**Aim**
Your task is to output the listing word for word, with pictures excluded.

-------- Dataset excerpt --------

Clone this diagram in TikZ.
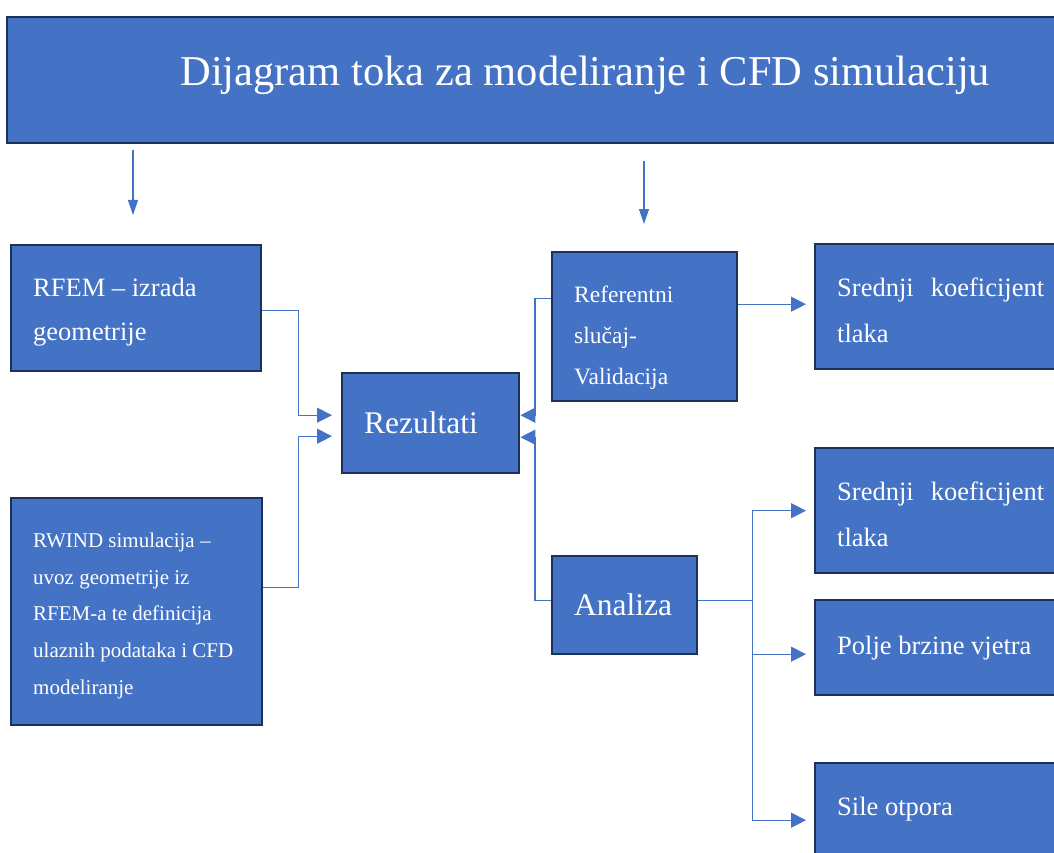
\documentclass[tikz,border=0pt]{standalone}
\usepackage{fontspec}
\setmainfont{Liberation Serif}
\usepackage{tikz}
\usetikzlibrary{arrows.meta,calc}
\definecolor{plava}{HTML}{4472C4}
\definecolor{tamna}{HTML}{1B3158}
\tikzset{
  blok/.style={draw=tamna,fill=plava,line width=2.4pt,text=white,anchor=north west,
    inner xsep=22pt,inner ysep=0pt,align=flush left},
  veza/.style={-{Triangle[length=15pt,width=15pt]},plava,line width=1.3pt},
  niz/.style={-{Triangle[length=15pt,width=10pt]},plava,line width=1.1pt},
}
\newcommand{\podig}[1]{\rule{0pt}{#1}}

\begin{document}
\begin{tikzpicture}[x=1pt,y=-1pt]
  \useasboundingbox (0,0) rectangle (1054,853);
  % naslov
  \node[blok,minimum width=1156,minimum height=126,text depth=19pt,align=center,
    font=\fontsize{42.5}{48}\selectfont] (naslov) at (6,16)
    {Dijagram toka za modeliranje i CFD simulaciju};
  \coordinate (g1) at (133,150);
  \coordinate (d1) at (133,215);
  \coordinate (g2) at (644,161);
  \coordinate (d2) at (644,224);
  \draw[niz] (g1) -- (d1);
  \draw[niz] (g2) -- (d2);
  % lijeva strana
  \node[blok,minimum width=250,minimum height=126,text width=206pt,
    font=\fontsize{26.5}{44}\selectfont] (rfem) at (10,244)
    {\podig{26pt}RFEM -- izrada\\geometrije};
  \node[blok,minimum width=251,minimum height=227,text width=207pt,
    font=\fontsize{21}{36.7}\selectfont] (rwind) at (10,497)
    {\podig{22.5pt}RWIND simulacija --\\uvoz geometrije iz\\RFEM-a te definicija\\ulaznih podataka i CFD\\modeliranje};
  \node[blok,minimum width=177,minimum height=100,text width=133pt,
    font=\fontsize{31.5}{36}\selectfont] (rez) at (341,372) {Rezultati};
  % sredina
  \node[blok,minimum width=185,minimum height=149,text width=141pt,
    font=\fontsize{23.5}{41}\selectfont] (ref) at (551,251)
    {\podig{38pt}Referentni\\slučaj-\\Validacija};
  \node[blok,minimum width=145,minimum height=98,text width=101pt,
    font=\fontsize{31.5}{36}\selectfont] (ana) at (551,555) {Analiza};
  % desna strana
  \node[blok,minimum width=251,minimum height=125,text width=207pt,
    font=\fontsize{26.5}{46}\selectfont] (sr1) at (814,243)
    {\podig{26pt}Srednji\hfill koeficijent\\tlaka};
  \node[blok,minimum width=251,minimum height=125,text width=207pt,
    font=\fontsize{26.5}{46}\selectfont] (sr2) at (814,447)
    {\podig{26pt}Srednji\hfill koeficijent\\tlaka};
  \node[blok,minimum width=251,minimum height=95,text width=207pt,
    font=\fontsize{26.5}{32}\selectfont] (polje) at (814,599) {Polje brzine vjetra};
  \node[blok,minimum width=251,minimum height=110,text width=207pt,text depth=24pt,
    font=\fontsize{26.5}{32}\selectfont] (sile) at (814,762) {Sile otpora};
  % veze
  \draw[veza,shorten >=9pt] ([yshift=-2pt]rfem.east) -- ++(36,0) |- ([yshift=8pt]rez.west);
  \draw[veza,shorten >=9pt] ([yshift=24.5pt]rwind.east) -- ++(35,0) |- ([yshift=-13pt]rez.west);
  \draw[veza] ([yshift=28.5pt]ref.west) -- ++(-16,0) |- ([yshift=8pt]rez.east);
  \draw[veza] ([yshift=5pt]ana.west) -- ++(-16,0) |- ([yshift=-14pt]rez.east);
  \draw[veza,shorten >=8pt] ([yshift=22.5pt]ref.east) -- ([yshift=22.5pt]ref.east -| sr1.west);
  \draw[plava,line width=1.3pt] ([yshift=5pt]ana.east) -- ++(54,0) coordinate (cvor);
  \draw[veza,shorten >=8pt] (cvor) |- (sr2.west);
  \draw[veza,shorten >=8pt] (cvor) |- ([yshift=-6.5pt]polje.west);
  \draw[veza,shorten >=8pt] (cvor) |- ([yshift=-2pt]sile.west);
\end{tikzpicture}
\end{document}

--------

**Reply**
Clone this diagram in TikZ.
\documentclass[tikz,border=0pt]{standalone}
\usepackage{fontspec}
\setmainfont{Liberation Serif}
\usepackage{tikz}
\usetikzlibrary{arrows.meta,calc}
\definecolor{plava}{HTML}{4472C4}
\definecolor{tamna}{HTML}{1B3158}
\tikzset{
  blok/.style={draw=tamna,fill=plava,line width=2.4pt,text=white,anchor=north west,
    inner xsep=22pt,inner ysep=0pt,align=flush left},
  veza/.style={-{Triangle[length=15pt,width=15pt]},plava,line width=1.3pt},
  niz/.style={-{Triangle[length=15pt,width=10pt]},plava,line width=1.1pt},
}
\newcommand{\podig}[1]{\rule{0pt}{#1}}

\begin{document}
\begin{tikzpicture}[x=1pt,y=-1pt]
  \useasboundingbox (0,0) rectangle (1054,853);
  % naslov
  \node[blok,minimum width=1156,minimum height=126,text depth=19pt,align=center,
    font=\fontsize{42.5}{48}\selectfont] (naslov) at (6,16)
    {Dijagram toka za modeliranje i CFD simulaciju};
  \coordinate (g1) at (133,150);
  \coordinate (d1) at (133,215);
  \coordinate (g2) at (644,161);
  \coordinate (d2) at (644,224);
  \draw[niz] (g1) -- (d1);
  \draw[niz] (g2) -- (d2);
  % lijeva strana
  \node[blok,minimum width=250,minimum height=126,text width=206pt,
    font=\fontsize{26.5}{44}\selectfont] (rfem) at (10,244)
    {\podig{26pt}RFEM -- izrada\\geometrije};
  \node[blok,minimum width=251,minimum height=227,text width=207pt,
    font=\fontsize{21}{36.7}\selectfont] (rwind) at (10,497)
    {\podig{22.5pt}RWIND simulacija --\\uvoz geometrije iz\\RFEM-a te definicija\\ulaznih podataka i CFD\\modeliranje};
  \node[blok,minimum width=177,minimum height=100,text width=133pt,
    font=\fontsize{31.5}{36}\selectfont] (rez) at (341,372) {Rezultati};
  % sredina
  \node[blok,minimum width=185,minimum height=149,text width=141pt,
    font=\fontsize{23.5}{41}\selectfont] (ref) at (551,251)
    {\podig{38pt}Referentni\\slučaj-\\Validacija};
  \node[blok,minimum width=145,minimum height=98,text width=101pt,
    font=\fontsize{31.5}{36}\selectfont] (ana) at (551,555) {Analiza};
  % desna strana
  \node[blok,minimum width=251,minimum height=125,text width=207pt,
    font=\fontsize{26.5}{46}\selectfont] (sr1) at (814,243)
    {\podig{26pt}Srednji\hfill koeficijent\\tlaka};
  \node[blok,minimum width=251,minimum height=125,text width=207pt,
    font=\fontsize{26.5}{46}\selectfont] (sr2) at (814,447)
    {\podig{26pt}Srednji\hfill koeficijent\\tlaka};
  \node[blok,minimum width=251,minimum height=95,text width=207pt,
    font=\fontsize{26.5}{32}\selectfont] (polje) at (814,599) {Polje brzine vjetra};
  \node[blok,minimum width=251,minimum height=110,text width=207pt,text depth=24pt,
    font=\fontsize{26.5}{32}\selectfont] (sile) at (814,762) {Sile otpora};
  % veze
  \draw[veza,shorten >=9pt] ([yshift=-2pt]rfem.east) -- ++(36,0) |- ([yshift=8pt]rez.west);
  \draw[veza,shorten >=9pt] ([yshift=24.5pt]rwind.east) -- ++(35,0) |- ([yshift=-13pt]rez.west);
  \draw[veza] ([yshift=28.5pt]ref.west) -- ++(-16,0) |- ([yshift=8pt]rez.east);
  \draw[veza] ([yshift=5pt]ana.west) -- ++(-16,0) |- ([yshift=-14pt]rez.east);
  \draw[veza,shorten >=8pt] ([yshift=22.5pt]ref.east) -- ([yshift=22.5pt]ref.east -| sr1.west);
  \draw[plava,line width=1.3pt] ([yshift=5pt]ana.east) -- ++(54,0) coordinate (cvor);
  \draw[veza,shorten >=8pt] (cvor) |- (sr2.west);
  \draw[veza,shorten >=8pt] (cvor) |- ([yshift=-6.5pt]polje.west);
  \draw[veza,shorten >=8pt] (cvor) |- ([yshift=-2pt]sile.west);
\end{tikzpicture}
\end{document}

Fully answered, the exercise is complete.